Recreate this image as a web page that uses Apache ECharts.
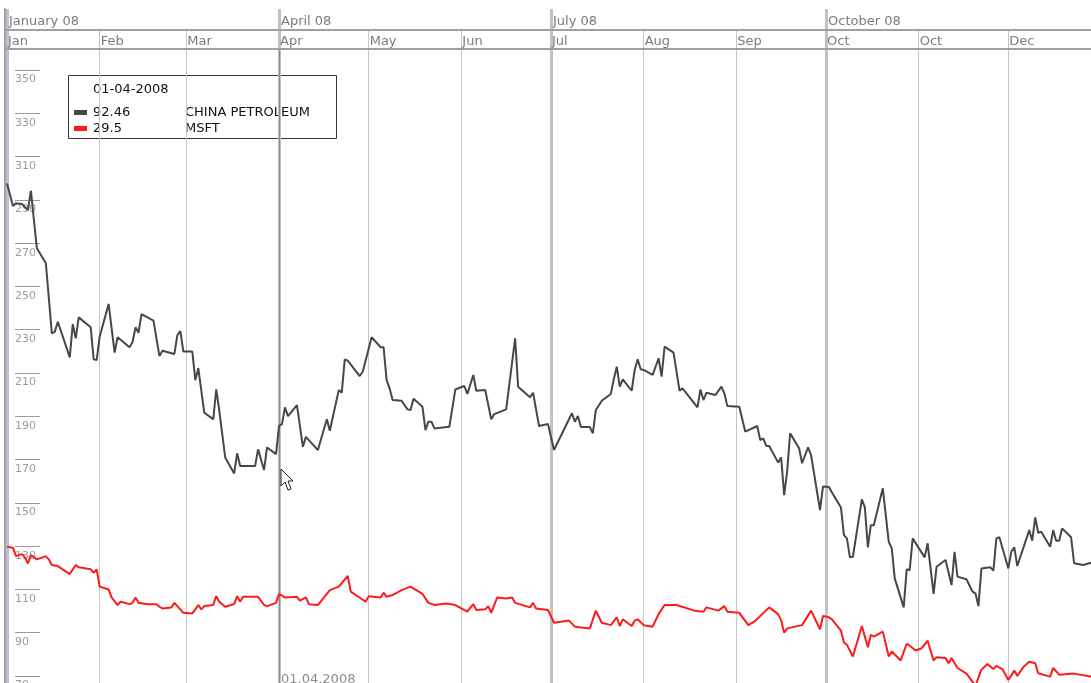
<!DOCTYPE html>
<html>
<head>
<meta charset="utf-8">
<script src="https://cdn.jsdelivr.net/npm/echarts@6/dist/echarts.min.js"></script>
<style>
  html, body { margin: 0; padding: 0; background: #ffffff; overflow: hidden; }
  /* the year runs a few pixels past the right edge of the window */
  #chart { width: 1098px; height: 683px; }
</style>
</head>
<body>
<div id="chart"></div>
<script>
// ---- axis text ----
const YEAR = 2008;
const monthLabels = ['Jan', 'Feb', 'Mar', 'Apr', 'May', 'Jun', 'Jul', 'Aug', 'Sep', 'Oct', 'Oct', 'Dec'];
const quarterLabels = ['January 08', 'April 08', 'July 08', 'October 08'];
const yMin = 70;
const yMax = 350;
const yStep = 20;

// ---- CHINA PETROLEUM: day of year (0 = 1 Jan) and value ----
const cpDay = [0,2,3,5,7,8,9,10,13,15,16,17,21,22,23,24,28,29,30,31,34,36,37,41,42,43,44,45,49,51,52,56,57,58,59,62,63,64,66,69,70,71,73,76,77,78,83,84,86,87,90,91,92,93,94,97,99,100,104,107,108,111,112,113,114,118,119,122,125,126,127,128,129,132,134,135,136,139,140,141,142,143,148,150,153,154,156,157,160,162,163,167,170,171,175,176,178,181,183,189,190,191,192,195,196,197,199,202,203,204,205,206,209,210,211,212,213,216,218,219,220,223,225,226,231,232,233,234,237,239,240,241,245,247,251,252,253,254,255,258,259,260,261,262,265,266,268,269,272,273,275,276,279,280,281,282,283,286,287,288,289,290,293,295,296,297,300,301,302,303,307,308,310,311,314,316,317,318,321,323,324,325,326,329,330,331,332,335,336,337,338,342,343,344,345,346,349,350,351,352,353,356,357,360,363,365];
const cpVal = [297.6,287.2,288.4,288.1,285.3,294.2,280.7,267.6,260.7,228.3,229.1,233.7,217.2,232.6,226.0,235.7,231.1,216.3,216.0,226.8,241.9,219.4,226.5,221.9,224.3,231.1,228.6,237.2,234.2,217.8,220.3,218.8,227.5,229.3,219.9,219.9,206.7,212.2,191.7,188.6,202.4,192.9,171.0,163.6,172.9,167.0,167.0,174.7,165.2,175.6,172.5,185.5,186.4,194.1,190.1,195.2,175.9,180.5,174.4,188.6,183.3,202.1,200.9,216.3,215.7,208.6,210.6,226.5,221.9,221.9,206.7,202.9,197.5,197.2,193.2,192.9,198.1,194.4,183.6,187.5,187.5,184.4,185.2,202.4,204.0,200.3,209.1,201.8,202.1,188.6,191.0,193.2,226.0,203.7,198.8,200.9,185.5,186.4,174.4,191.4,187.5,190.1,185.0,185.0,182.1,192.9,197.2,200.3,207.1,212.9,203.7,207.1,201.8,211.4,216.3,211.7,211.4,209.1,216.8,208.3,222.2,219.4,201.8,202.9,194.1,202.4,197.5,200.9,199.8,203.7,200.6,194.7,194.4,182.9,185.5,179.0,179.8,176.3,176.3,168.6,171.0,153.6,164.4,182.1,175.2,168.3,175.6,172.1,146.7,157.6,157.3,154.8,147.9,135.1,133.6,124.8,125.1,151.6,147.9,129.4,139.7,139.7,156.7,132.0,129.0,115.1,101.7,119.3,118.9,133.6,124.8,131.3,107.9,120.5,123.6,112.0,127.4,115.9,114.7,109.0,108.2,102.3,119.7,120.2,118.7,133.6,134.1,119.7,127.4,129.4,120.8,137.4,132.5,143.3,136.2,136.7,129.7,137.4,132.5,132.5,138.2,134.1,122.1,121.3,122.4,122.8];

// ---- MSFT: day of year and value ----
const msDay = [0,2,3,5,6,7,8,10,13,14,15,17,21,23,24,28,29,30,31,34,35,37,38,41,42,43,44,47,50,51,52,55,56,57,59,62,63,64,65,66,69,70,71,73,76,77,78,79,84,86,87,90,91,93,97,98,100,101,104,108,111,114,115,120,121,125,126,127,129,132,135,139,141,143,147,150,154,156,157,160,161,162,164,167,169,170,175,176,177,181,183,188,190,195,197,199,202,204,205,206,209,210,211,213,216,218,220,224,230,233,234,238,240,241,245,248,250,255,258,259,260,261,266,269,272,273,275,276,279,280,281,283,286,288,289,290,293,295,296,299,301,302,304,306,308,310,311,314,315,316,318,321,324,326,328,330,331,333,335,337,338,340,342,344,345,349,350,352,357,363,365];
const msVal = [129.7,129.3,125.4,126.3,124.8,122.0,125.9,123.9,125.4,123.9,121.3,120.8,117.1,121.3,120.2,119.3,117.7,119.3,111.3,110.0,106.3,102.8,104.3,103.2,103.8,106.3,103.8,103.2,103.2,102.0,101.2,101.7,103.8,102.3,99.2,98.9,100.8,102.8,100.8,102.3,102.8,106.9,104.3,102.0,103.2,106.9,104.3,106.6,106.6,102.8,102.3,103.8,107.9,106.3,106.6,104.8,106.3,103.2,102.8,109.7,111.3,116.2,109.0,104.3,106.9,106.3,108.5,106.6,107.4,109.7,111.3,107.9,103.8,102.8,103.5,102.8,99.7,103.2,100.5,100.8,102.3,99.2,106.3,105.8,106.3,103.8,101.7,103.8,101.2,100.5,94.6,95.6,92.8,92.0,100.2,94.6,93.5,97.1,93.1,96.2,93.1,95.6,96.2,93.5,92.8,98.6,102.8,102.8,100.2,99.7,101.7,100.2,102.3,99.7,99.2,93.5,95.1,101.7,98.6,95.6,90.0,92.0,93.5,100.2,91.6,97.7,97.1,96.2,91.0,85.5,84.4,79.0,93.1,83.3,89.0,88.2,90.5,79.0,81.3,77.2,84.9,84.0,81.8,82.8,86.3,77.2,78.7,78.3,75.9,78.3,73.7,71.1,65.5,72.9,75.6,73.2,74.7,73.2,68.2,72.5,70.0,74.1,76.6,75.9,71.3,69.7,73.7,70.6,71.1,69.7,69.9];

// ---- info box and crosshair ----
const infoDate = '01-04-2008';
const infoNames = ['CHINA PETROLEUM', 'MSFT'];
const infoValues = ['92.46', '29.5'];
const crossDate = '01.04.2008';
const crossDay = '2008-04-01';

const seriesColors = ['#474747', '#ff1a1a'];
const FONT = 'DejaVu Sans';

// one category per calendar day
const days = [];
for (let t = Date.UTC(YEAR, 0, 1); new Date(t).getUTCFullYear() === YEAR; t += 86400000) {
  days.push(new Date(t).toISOString().slice(0, 10));
}
const lastDay = days.length - 1;
const monthOf = (v) => parseInt(v.slice(5, 7), 10) - 1;
const isMonthStart = (i, v) => v.slice(8) === '01';
const isQuarterStart = (i, v) => v.slice(8) === '01' && monthOf(v) % 3 === 0;
const isCross = (i, v) => v === crossDay;

// shared horizontal placement of every grid; labels may run past the edges
const L = 7, W = 1091;
const gridBase = { left: L, width: W, outerBoundsMode: 'none', containLabel: false };

function dayAxis(grid, extra) {
  return Object.assign({
    type: 'category', gridIndex: grid, data: days, boundaryGap: false,
    axisLine: { show: false }, axisTick: { show: false },
    axisLabel: { show: false }, splitLine: { show: false }
  }, extra);
}
function blankY(grid, extra) {
  return Object.assign({
    type: 'value', gridIndex: grid, min: 0, max: 1,
    axisLine: { show: false }, axisTick: { show: false },
    axisLabel: { show: false }, splitLine: { show: false }
  }, extra);
}

const chart = echarts.init(document.getElementById('chart'), null, { renderer: 'canvas' });

chart.setOption({
  animation: false,
  backgroundColor: '#ffffff',
  grid: [
    Object.assign({ top: 9, height: 21 }, gridBase),   // 0 quarter header row
    Object.assign({ top: 31, height: 18 }, gridBase),  // 1 month header row
    Object.assign({ top: 31, bottom: 0 }, gridBase),   // 2 month dividers
    Object.assign({ top: 9, bottom: 0 }, gridBase),    // 3 quarter dividers + frame
    Object.assign({ top: 49, bottom: 0 }, gridBase),   // 4 crosshair
    Object.assign({ top: 70, height: 606 }, gridBase)  // 5 price lines
  ],
  xAxis: [
    // 0: top frame line and quarter titles
    dayAxis(0, {
      position: 'top',
      axisLine: { show: true, lineStyle: { color: '#a3b1c0', width: 2 } },
      axisLabel: {
        show: true, inside: true, interval: isQuarterStart, margin: 6,
        align: 'left', verticalAlign: 'top', padding: [0, 0, 0, 2],
        color: '#7b7b7b', fontFamily: FONT, fontSize: 13,
        formatter: (v) => quarterLabels[Math.floor(monthOf(v) / 3)]
      }
    }),
    // 1: line under the quarter row
    dayAxis(0, { position: 'bottom', axisLine: { show: true, lineStyle: { color: '#a0a0a0', width: 2 } } }),
    // 2: month titles
    dayAxis(1, {
      position: 'top',
      axisLabel: {
        show: true, inside: true, interval: isMonthStart, margin: 4,
        align: 'left', verticalAlign: 'top', padding: [0, 0, 0, 1],
        color: '#7b7b7b', fontFamily: FONT, fontSize: 13,
        formatter: (v) => monthLabels[monthOf(v)]
      }
    }),
    // 3: line under the month row
    dayAxis(1, { position: 'bottom', axisLine: { show: true, lineStyle: { color: '#a0a0a0', width: 2 } } }),
    // 4: month dividers
    dayAxis(2, { splitLine: { show: true, interval: isMonthStart, lineStyle: { color: '#c6c6c6', width: 1 } } }),
    // 5: quarter dividers
    dayAxis(3, { splitLine: { show: true, interval: isQuarterStart, lineStyle: { color: '#c2c2c2', width: 3 } } }),
    // 6: crosshair and its date
    dayAxis(4, {
      position: 'bottom',
      splitLine: { show: true, interval: isCross, lineStyle: { color: '#8a8a8a', width: 1 } },
      axisLabel: {
        show: true, inside: true, interval: isCross, margin: -3,
        align: 'left', verticalAlign: 'bottom', padding: [0, 0, 0, 2],
        color: '#8c8c8c', fontFamily: FONT, fontSize: 13,
        formatter: () => crossDate
      }
    }),
    // 7: price lines, by day of year
    { type: 'value', gridIndex: 5, min: 0, max: lastDay, show: false }
  ],
  yAxis: [
    blankY(0), blankY(1), blankY(2),
    blankY(3, { offset: 2, axisLine: { show: true, lineStyle: { color: '#95a4b5', width: 2 } } }),
    blankY(4),
    {
      type: 'value', gridIndex: 5, min: yMin, max: yMax, interval: yStep,
      offset: -8,
      axisLine: { show: false },
      axisTick: { show: true, inside: true, length: 25, lineStyle: { color: '#9c9c9c', width: 1 } },
      axisLabel: {
        show: true, inside: true, margin: 0, align: 'left', verticalAlign: 'top',
        padding: [4, 0, 0, 0], color: '#9c9c9c', fontFamily: FONT, fontSize: 11
      },
      splitLine: { show: false }
    }
  ],
  series: [
    {
      name: infoNames[0], type: 'line', xAxisIndex: 7, yAxisIndex: 5,
      data: cpDay.map((d, i) => [d, cpVal[i]]),
      symbol: 'none', clip: false,
      lineStyle: { color: seriesColors[0], width: 2 }
    },
    {
      name: infoNames[1], type: 'line', xAxisIndex: 7, yAxisIndex: 5,
      data: msDay.map((d, i) => [d, msVal[i]]),
      symbol: 'none', clip: false,
      lineStyle: { color: seriesColors[1], width: 2 }
    }
  ],
  graphic: [
    {
      type: 'group', left: 68, top: 75, z: 100,
      children: [
        { type: 'rect', shape: { x: 0.5, y: 0.5, width: 268, height: 63 },
          style: { fill: '#ffffff', stroke: '#333333', lineWidth: 1 } },
        { type: 'text', x: 25, y: 15,
          style: { text: infoDate, fill: '#111111', font: '13px "DejaVu Sans"', verticalAlign: 'middle' } },
        { type: 'rect', shape: { x: 6, y: 35, width: 13, height: 5 }, style: { fill: seriesColors[0] } },
        { type: 'text', x: 25, y: 38,
          style: { text: infoValues[0], fill: '#111111', font: '13px "DejaVu Sans"', verticalAlign: 'middle' } },
        { type: 'text', x: 117, y: 38,
          style: { text: infoNames[0], fill: '#111111', font: '13px "DejaVu Sans"', verticalAlign: 'middle' } },
        { type: 'rect', shape: { x: 6, y: 51, width: 13, height: 5 }, style: { fill: seriesColors[1] } },
        { type: 'text', x: 25, y: 54,
          style: { text: infoValues[1], fill: '#111111', font: '13px "DejaVu Sans"', verticalAlign: 'middle' } },
        { type: 'text', x: 117, y: 54,
          style: { text: infoNames[1], fill: '#111111', font: '13px "DejaVu Sans"', verticalAlign: 'middle' } }
      ]
    },
    {
      // mouse pointer resting on the crosshair
      type: 'polygon', x: 281, y: 469, z: 100,
      shape: { points: [[0, 0], [0, 17], [4, 13], [7, 21], [10, 20], [7, 12], [12, 12]] },
      style: { fill: '#ffffff', stroke: '#222222', lineWidth: 1 }
    }
  ]
});
</script>
</body>
</html>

* [WHAT TO DO]:
Without the pictures, please reproduce each line of the listing above exactly, from the first one through the line bearing "const yStep = 20;".

* [SOLUTION TO THE PROBLEM]:
Recreate this image as a web page that uses Apache ECharts.
<!DOCTYPE html>
<html>
<head>
<meta charset="utf-8">
<script src="https://cdn.jsdelivr.net/npm/echarts@6/dist/echarts.min.js"></script>
<style>
  html, body { margin: 0; padding: 0; background: #ffffff; overflow: hidden; }
  /* the year runs a few pixels past the right edge of the window */
  #chart { width: 1098px; height: 683px; }
</style>
</head>
<body>
<div id="chart"></div>
<script>
// ---- axis text ----
const YEAR = 2008;
const monthLabels = ['Jan', 'Feb', 'Mar', 'Apr', 'May', 'Jun', 'Jul', 'Aug', 'Sep', 'Oct', 'Oct', 'Dec'];
const quarterLabels = ['January 08', 'April 08', 'July 08', 'October 08'];
const yMin = 70;
const yMax = 350;
const yStep = 20;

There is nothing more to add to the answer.